Slate / Sofia Levina

As the cost of a college education continues to skyrocket, graduates are entering the workforce saddled with enormous amounts of debt. This debt can restrict a young person’s ability to buy a house and save for the future.

Many Student Loan Borrowers Have Difficulty Repaying

Because some borrowers earn less than their potential incomes right after graduation, student lenders have various programs to help people avoid a default. That is when loan payments are not made as agreed. These programs include suspending payments for a certain period or making monthly payments equal to a percentage of income.

Historically, student loan lenders were accommodating to borrowers, since they prefer smaller payments to a default.
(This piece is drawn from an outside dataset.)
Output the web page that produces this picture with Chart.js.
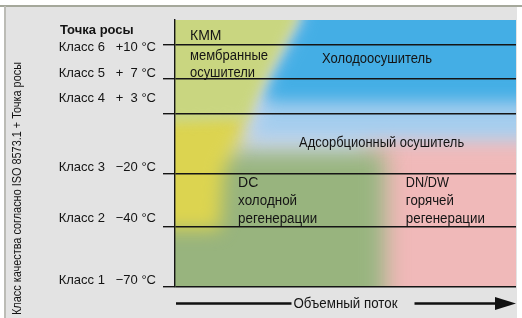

But, the massive load of national student loan debt is taxing loan servicers’ ability and willingness to assist those who cannot pay.
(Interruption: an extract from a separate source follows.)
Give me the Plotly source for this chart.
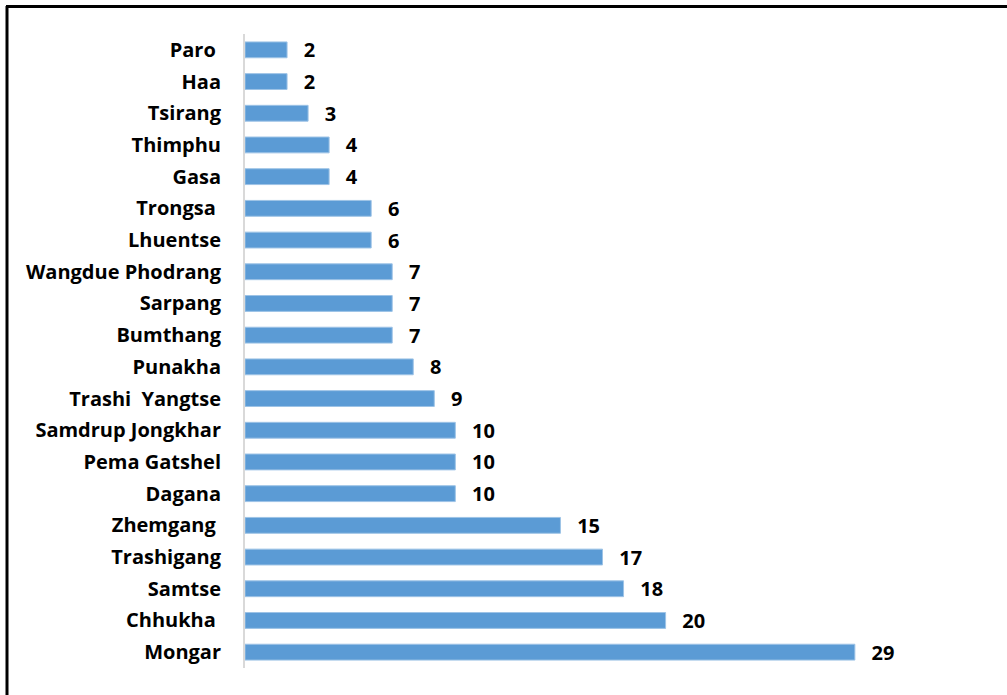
import plotly.graph_objects as go

districts = ["Paro\u00a0", "Haa", "Tsirang", "Thimphu", "Gasa", "Trongsa\u00a0", "Lhuentse",
             "Wangdue Phodrang", "Sarpang", "Bumthang", "Punakha", "Trashi\u00a0 Yangtse",
             "Samdrup Jongkhar", "Pema Gatshel", "Dagana", "Zhemgang\u00a0", "Trashigang",
             "Samtse", "Chhukha\u00a0", "Mongar"]
counts = [2, 2, 3, 4, 4, 6, 6, 7, 7, 7, 8, 9, 10, 10, 10, 15, 17, 18, 20, 29]

W, H = 1007, 695
ML, MR, MT, MB = 245, 26, 34, 27
PW, PH = W - ML - MR, H - MT - MB

FONT = "Open Sans"

fig = go.Figure(go.Bar(
    y=districts, x=counts, orientation="h",
    marker=dict(color="#5B9BD5", line=dict(color="#9DC3E6", width=1)),
    width=0.5,
    text=counts, texttemplate="\u00a0\u00a0\u2009%{x}", textposition="outside",
    constraintext="none",
    textfont=dict(family=FONT, size=20, color="black", weight="bold"),
    cliponaxis=False,
))

def px_x(p):
    return (p - ML) / PW

def px_y(p):
    return (H - MB - p) / PH

fig.update_layout(
    width=W, height=H,
    margin=dict(l=ML, r=MR, t=MT, b=MB),
    plot_bgcolor="white", paper_bgcolor="white",
    showlegend=False,
    xaxis=dict(range=[0, PW / 21.03], visible=False, showgrid=False, zeroline=False),
    yaxis=dict(autorange="reversed", showline=True, linecolor="#D9D9D9", linewidth=2,
               ticks="", ticklabelstandoff=18,
               tickfont=dict(family=FONT, size=20, color="black", weight="bold")),
    shapes=[
        dict(type="line", xref="paper", yref="paper", x0=px_x(7), x1=px_x(7),
             y0=px_y(6), y1=px_y(700), line=dict(color="black", width=3)),
        dict(type="line", xref="paper", yref="paper", x0=px_x(6), x1=px_x(1007),
             y0=px_y(6.5), y1=px_y(6.5), line=dict(color="black", width=3)),
    ],
)

fig.write_html("out.html", config={"displayModeBar": False},
               post_script="document.body.style.margin='0';document.body.style.overflow='hidden';")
Loan Defaults Are Increasing, and Some Believe Servicers Are Breaking the Rules

Beyond voluntary loan repayment assistance programs, servicers are bound by federal and state consumer protection laws. A lawsuit against a major loan servicer, Navient, brought by Lisa Madigan, Attorney General of Illinois, is shedding light on several debt collection cases of abuse.

According to the lawsuit, Navient has made applying for loan repayment assistance difficult, often providing misleading information about options. While income-driven repayment plans are available under federal student loan guidelines, Navient steered borrowers toward forbearance, which makes repayment much more expensive in the long run.

Legal Debate Is Between State and Federal Laws

The most recent ruling denied a motion to dismiss by Navient, which alleged that federal law overruled state consumer protection laws. The lawsuit has not been won, but can proceed. But the federal Department of Education, led by Betsy DeVos, is backing the loan servicers.

DeVos believes that federal regulations should prevail, which may be less consumer-friendly. As the lawsuit proceeds, student loan borrowers should pay attention, as the ultimate decision may affect their budgets for years to come.